Strategic sequencing. Knowing which clusters to build first based on competitive dynamics, resource constraints, and business priorities.
Intent mapping. Understanding the difference between informational, navigational, commercial, and transactional queries, and structuring content accordingly.
Narrative coherence. Ensuring content doesn’t just rank but actually guides prospects through your messaging framework and sales process.
Tools provide the data. Experts provide the judgment.
You don’t need to rebuild your entire site overnight. Start small and scale systematically.
The key is consistency and measurement. Track rankings, traffic, and conversions by cluster. Double down on what works. Iterate on what doesn’t.

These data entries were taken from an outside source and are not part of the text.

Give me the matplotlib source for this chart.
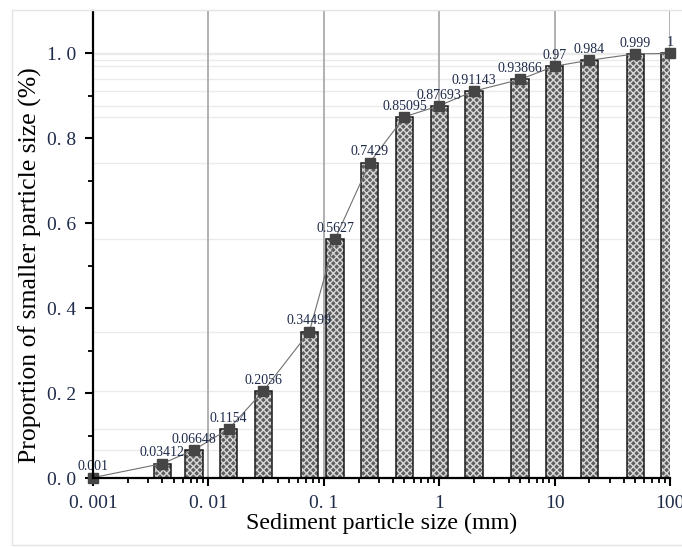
#!/usr/bin/env python3
"""
Cumulative grain-size distribution of sediment (bars + curve)
"""

import matplotlib.pyplot as plt
from matplotlib.patches import Rectangle
from matplotlib.ticker import FixedLocator, LogLocator, NullFormatter

# particle sizes (mm) and cumulative proportion finer
sizes = [0.001, 0.004, 0.0075, 0.015, 0.03, 0.075, 0.125, 0.25, 0.5,
         1, 2, 5, 10, 20, 50, 100]
proportion = [0.001, 0.03412, 0.06648, 0.1154, 0.2056, 0.34499, 0.5627, 0.7429,
              0.85095, 0.87693, 0.91143, 0.93866, 0.97, 0.984, 0.999, 1.0]
labels = ["0.001", "0.03412", "0.06648", "0.1154", "0.2056", "0.34499", "0.5627",
          "0.7429", "0.85095", "0.87693", "0.91143", "0.93866", "0.97", "0.984",
          "0.999", "1"]

x_ticks = [0.001, 0.01, 0.1, 1, 10, 100]
x_ticklabels = ["0. 001", "0. 01", "0. 1", "1", "10", "100"]
y_ticks = [0.0, 0.2, 0.4, 0.6, 0.8, 1.0]
y_ticklabels = ["0. 0", "0. 2", "0. 4", "0. 6", "0. 8", "1. 0"]


def create_plot():
    plt.rcParams['font.family'] = ['Liberation Serif', 'DejaVu Serif']
    txt_color = '#1f2b4a'

    fig = plt.figure(figsize=(6.82, 5.47), dpi=100)
    # faint frame around the picture
    fig.patches.append(Rectangle((12 / 682, 2 / 547), 1.0, 535 / 547,
                                 transform=fig.transFigure, fill=False,
                                 edgecolor='#e4e4e4', linewidth=1))
    ax = fig.add_axes([0.1364, 0.1261, 0.846, 0.8538])
    ax.set_xscale('log')

    # faint reference lines at each value
    for v in proportion[2:]:
        ax.axhline(v, color='#ebebeb', linewidth=1, zorder=0)
    for xv in x_ticks[1:]:
        ax.axvline(xv, color='#b0b0b0', linewidth=1.4, zorder=0)

    # bars with constant width in log space (0.15 decade)
    f = 10 ** 0.075
    bar_x = sizes[1:]
    bar_h = proportion[1:]
    lefts = [s / f for s in bar_x]
    widths = [s * f - s / f for s in bar_x]
    ax.bar(lefts, bar_h, width=widths, align='edge', color='#5e5e5e',
           edgecolor='#d8d8d8', hatch='xxxxx', linewidth=0, zorder=2)
    ax.bar(lefts, bar_h, width=widths, align='edge', fill=False,
           edgecolor='#1a1a1a', linewidth=1.1, zorder=3)

    # curve and markers
    ax.plot(sizes, proportion, color='#707070', linewidth=0.8, zorder=4)
    ax.plot(sizes, proportion, linestyle='none', marker='s', markersize=6.5,
            color='#454545', zorder=5, clip_on=False)

    for xv, yv, lab in zip(sizes, proportion, labels):
        ax.annotate(lab, (xv, yv), xytext=(0, 3), textcoords='offset points',
                    ha='center', va='bottom', fontsize=10, color=txt_color,
                    zorder=6, annotation_clip=False)

    ax.set_xlim(0.001, 100)
    ax.set_ylim(0, 1.1)

    ax.xaxis.set_major_locator(FixedLocator(x_ticks))
    ax.set_xticklabels(x_ticklabels)
    ax.xaxis.set_minor_locator(LogLocator(base=10, subs=range(2, 10)))
    ax.xaxis.set_minor_formatter(NullFormatter())
    ax.set_yticks(y_ticks)
    ax.set_yticklabels(y_ticklabels)
    ax.yaxis.set_minor_locator(FixedLocator([0.1, 0.3, 0.5, 0.7, 0.9]))

    ax.tick_params(which='major', direction='out', length=6, width=1.5,
                   labelsize=14, labelcolor=txt_color, pad=6)
    ax.tick_params(which='minor', direction='out', length=3.5, width=1.3)

    for side in ['top', 'right']:
        ax.spines[side].set_visible(False)
    for side in ['left', 'bottom']:
        ax.spines[side].set_linewidth(1.6)
        ax.spines[side].set_zorder(7)

    ax.set_xlabel("Sediment particle size (mm)", fontsize=17.3, labelpad=1)
    ax.set_ylabel("Proportion of smaller particle size (%)", fontsize=18.5)
    ax.yaxis.set_label_coords(-0.088, 0.456)

    fig.savefig('out.png', dpi=100)


if __name__ == "__main__":
    create_plot()
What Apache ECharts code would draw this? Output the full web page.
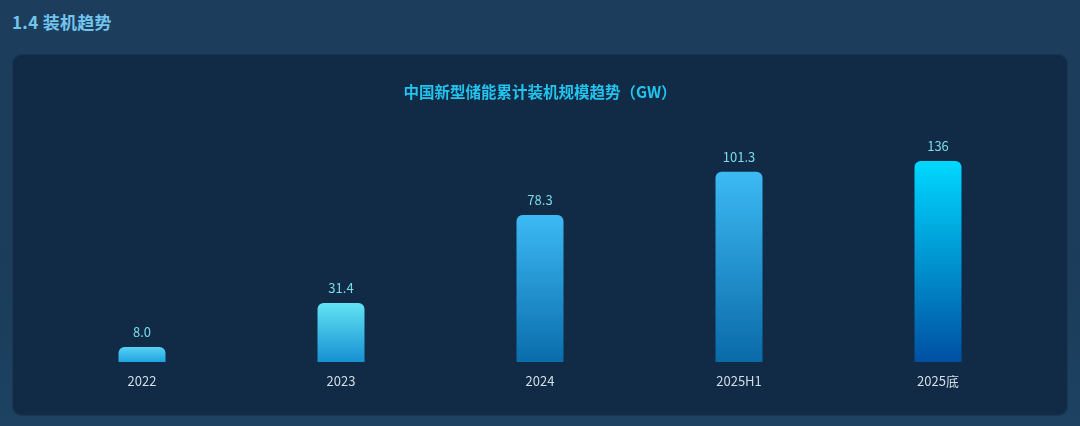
<!DOCTYPE html>
<html>
<head>
<meta charset="utf-8">
<script src="https://cdn.jsdelivr.net/npm/echarts@6/dist/echarts.min.js"></script>
<style>
  html, body { margin: 0; padding: 0; width: 1080px; height: 426px; overflow: hidden; }
  body {
    background: linear-gradient(180deg, #1c3d5b 0%, #1b3c5a 60%, #1d4262 100%);
    font-family: "Noto Sans CJK SC", "Noto Sans", sans-serif;
    position: relative;
  }
  .head {
    position: absolute; left: 12px; top: 9px;
    font-size: 17px; font-weight: bold; color: #72c4ee; letter-spacing: 0.3px;
  }
  .panel {
    position: absolute; left: 12px; top: 54px; width: 1056px; height: 362px;
    background: #112a45; border-radius: 10px;
    box-shadow: inset 0 0 0 1px rgba(90, 150, 200, 0.12);
  }
  #chart { width: 1056px; height: 362px; }
</style>
</head>
<body>
<div class="head">1.4 装机趋势</div>
<div class="panel"><div id="chart"></div></div>
<script>
// 数据
var years = ['2022', '2023', '2024', '2025H1', '2025底'];
var capacity = [8.0, 31.4, 78.3, 101.3, 136];

// 每根柱子的渐变色（上、下）
var barTop = ['#58d2f4', '#62e3f4', '#3cbaf4', '#3cbaf4', '#00d8ff'];
var barBottom = ['#1fa4e2', '#1690d2', '#0a6cab', '#0a6aa8', '#0050a2'];

var chart = echarts.init(document.getElementById('chart'));

var items = capacity.map(function (v, i) {
    return {
        value: v,
        itemStyle: {
            color: new echarts.graphic.LinearGradient(0, 0, 0, 1, [
                { offset: 0, color: barTop[i] },
                { offset: 1, color: barBottom[i] }
            ])
        }
    };
});

var option = {
    title: {
        text: '中国新型储能累计装机规模趋势（GW）',
        left: 'center',
        top: 30,
        padding: 0,
        textStyle: {
            color: '#22c4ee',
            fontSize: 15.5,
            fontWeight: 'bold',
            fontFamily: 'Noto Sans CJK SC'
        }
    },
    grid: {
        left: 30.5,
        right: 30.5,
        top: 107,
        bottom: 54
    },
    xAxis: {
        type: 'category',
        data: years,
        axisLine: { show: false },
        axisTick: { show: false },
        axisLabel: {
            color: '#d3dde8',
            fontSize: 13,
            margin: 13,
            fontFamily: 'Noto Sans CJK SC'
        }
    },
    yAxis: {
        type: 'value',
        min: 0,
        max: 107,
        show: false,
        splitLine: { show: false }
    },
    series: [
        {
            type: 'bar',
            data: items,
            barWidth: 47,
            clip: true,
            itemStyle: { borderRadius: [6, 6, 0, 0] },
            label: {
                show: true,
                position: 'top',
                distance: 8,
                color: '#7adcec',
                fontSize: 13,
                fontFamily: 'Noto Sans CJK SC',
                formatter: function (p) {
                    return p.dataIndex === 4 ? String(p.value) : p.value.toFixed(1);
                }
            }
        }
    ]
};

chart.setOption(option);
</script>
</body>
</html>
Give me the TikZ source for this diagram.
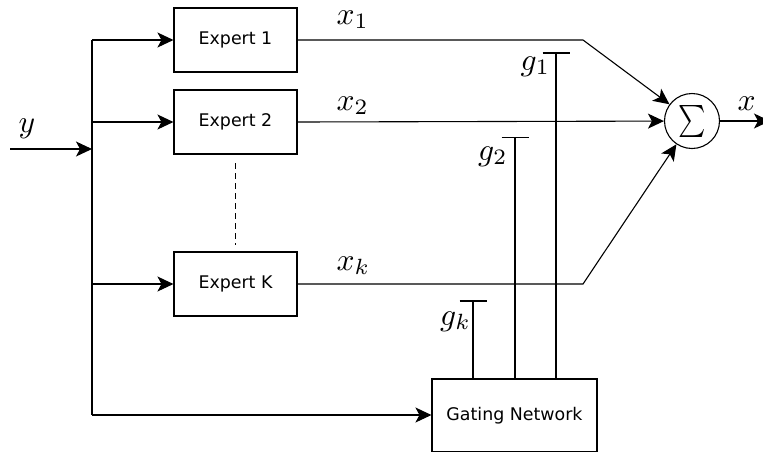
\documentclass[tikz,border=0pt]{standalone}
\usepackage{fontspec}
\setmainfont{DejaVu Sans}
\usetikzlibrary{arrows.meta}
\begin{document}
\begin{tikzpicture}[x=1pt,y=-1pt, line width=1.1pt,
  arr/.style={-{Stealth[length=16pt,width=15pt,inset=4pt]}},
  expert/.style={draw, minimum width=123pt, minimum height=64pt, inner sep=0pt, font=\fontsize{17.4}{20}\selectfont},
  lbl/.style={inner sep=0pt, anchor=base west, scale=3.15},
  tick/.style={line width=1.1pt}]
\useasboundingbox (0,0) rectangle (763,451);
\node[expert] (e1) at (235.5,40) {Expert 1};
\node[expert] (e2) at (235.5,122) {Expert 2};
\node[expert] (ek) at (235.5,284) {Expert K};
\node[expert, minimum width=165pt, minimum height=73pt] (gate) at (514.5,415.5) {Gating Network};
\node[draw, circle, minimum size=55pt, inner sep=0pt] (sum) at (692,121) {};
\node[xscale=2.6, yscale=3.2, inner sep=0pt] (sig) at (sum.center) {$\sum$};
\coordinate (b1) at (92,40);
\coordinate (b2) at (92,122);
\coordinate (bk) at (92,284);
\coordinate (bb) at (92,415);
\coordinate (in) at (10,149);
\coordinate (yj) at (92,149);
\coordinate (d1) at (235.5,163);
\coordinate (d2) at (235.5,245);
\coordinate (k1) at (583,40);
\coordinate (kk) at (583,284);
\coordinate (out) at (770,121);
\coordinate (t1) at (556,53);
\coordinate (t2) at (515,137.5);
\coordinate (tk) at (473,301);
\draw (b1) -- (bb);
\draw[arr] (b1) -- (e1.west);
\draw[arr] (b2) -- (e2.west);
\draw[arr] (bk) -- (ek.west);
\draw[arr] (bb) -- (bb -| gate.west);
\draw[arr] (in) -- (yj);
\draw[dash pattern=on 6pt off 4pt] (d1) -- (d2);
\draw[arr] (e1.east) -- (k1) -- (sum);
\draw[arr] (e2.east) -- (sum);
\draw[arr] (ek.east) -- (kk) -- (sum);
\draw[arr] (sum) -- (out);
\draw (gate.north -| t1) -- (t1);
\draw (gate.north -| t2) -- (t2);
\draw (gate.north -| tk) -- (tk);
\draw[tick] ([xshift=-13.5pt]t1) -- ([xshift=13.5pt]t1);
\draw[tick] ([xshift=-13.5pt]t2) -- ([xshift=13.5pt]t2);
\draw[tick] ([xshift=-13.5pt]tk) -- ([xshift=13.5pt]tk);
\node[lbl] (lx1) at (335,24) {$x_1$};
\node[lbl] (lx2) at (335,110) {$x_2$};
\node[lbl] (lxk) at (335,270) {$x_k$};
\node[lbl] (ly) at (17,132) {$y$};
\node[lbl] (lx) at (736,110.5) {$x$};
\node[lbl] (lg1) at (519,70) {$g_1$};
\node[lbl] (lg2) at (476.5,160) {$g_2$};
\node[lbl] (lgk) at (438.5,325) {$g_k$};
\end{tikzpicture}
\end{document}
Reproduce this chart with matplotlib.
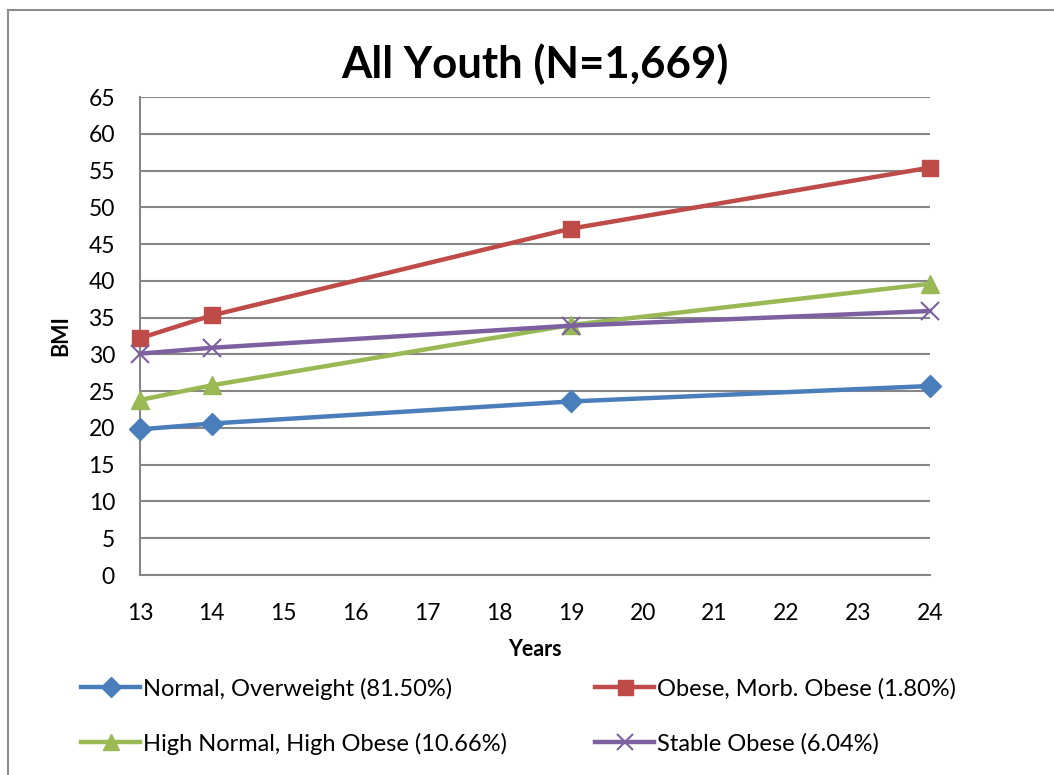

Organic traffic is the highest-intent, lowest-cost channel. Treat it as a long-term infrastructure investment, not a campaign. The ROI compounds for years.
Content clusters multiply visibility and organize expertise. They signal authority to Google and guide users through complex topics systematically.
GSC data reveals truth. It’s your direct line to how Google actually sees your site and not how you think it sees your site.
Automation can’t strategize. Tools collect data. Experts interpret it, prioritize it, and build strategies that adapt to competitive dynamics and business realities.
Authority compounds. Each successful cluster makes the next one easier to rank. You’re building structural advantages competitors can’t quickly replicate.
SEO isn’t about checklists anymore. It’s about architecture and analysis.
Google’s algorithms evolve constantly, but one principle hasn’t changed: They reward websites that demonstrate expertise, relevance, and structural coherence.
You can’t automate expertise. You can’t shortcut authority. And you can’t tool your way to topical mastery.
What you can do is invest in an expert-driven strategy that uses data intelligently, builds compounding assets, and positions your brand as the definitive authority in your market.
That’s what a GSC-driven content cluster strategy delivers, and it’s what separates companies that grow predictably from those that plateau.